Hybrid surplus arises from the disposition of foreign affiliate shares
or partnership interests by the shareholder affiliate, provided that the
gain on disposition does not give rise to FAPI (that is, provided that
the assets sold are excluded property). If a gain is realized by a
foreign affiliate on a qualifying transaction, the entire amount is
included in hybrid surplus. When there is a distribution of hybrid
surplus, a deduction is provided under paragraph 113(1)(a.1) based on
the amount of hybrid underlying tax (HUT) applicable to the dividend. If
the foreign tax rate on capital gains is greater than Canada’s
effective tax rate for capital gains (that is, 50 percent of the
ordinary tax rate), any dividends paid out of hybrid surplus should
generally have full HUT available as a deduction in Canada, so there is
no additional Canadian tax.
The federal budget proposals appear to result in slightly higher taxation at the corporate level; on a fully distributed basis, however, the overall tax paid may be less. Although the RTF is reduced from 4 to 1.9, which results in slightly higher corporate taxation, it may—because of the potentially larger addition to the capital dividend account being equal to the section 113 deductions—result in lower overall tax when the cash is distributed to the shareholder as a dividend where the capital gain is taxed at a preferential rate in the foreign jurisdiction. It is unclear whether this is the intention behind the proposals because there is no legislation, although such a result would be consistent with the treatment of a capital gain realized directly by the CCPC.
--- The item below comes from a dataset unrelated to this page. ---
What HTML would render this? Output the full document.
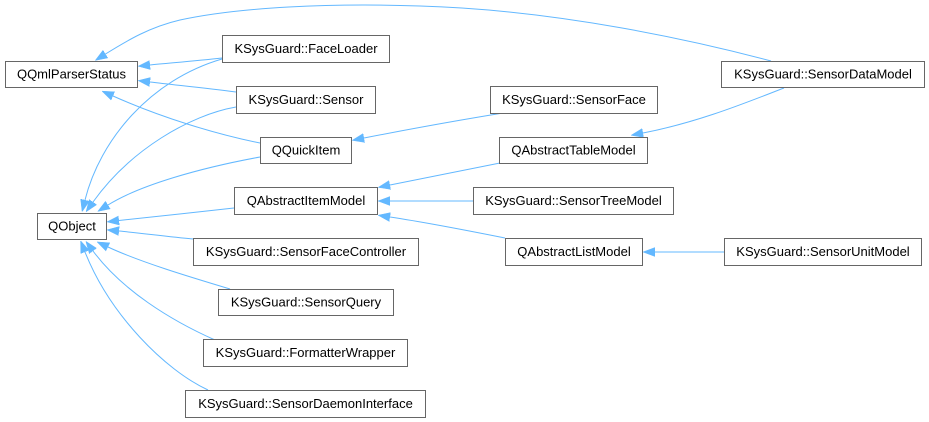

The federal budget proposals could be problematic for CCPCs with
international operations. Although it may be appropriate to eliminate
the deferral on purely passive investment income for a CFA with a
nominal operations or employment base, there are several commercial
situations where this is not the case. Finally, it is not clear why the
budget measures should target CCPCs that generate taxable surplus from
active business operations. We hope that the Department of Finance will
consider possible amendments to the rules to eliminate some of the
challenges that CCPCs with international operations may encounter.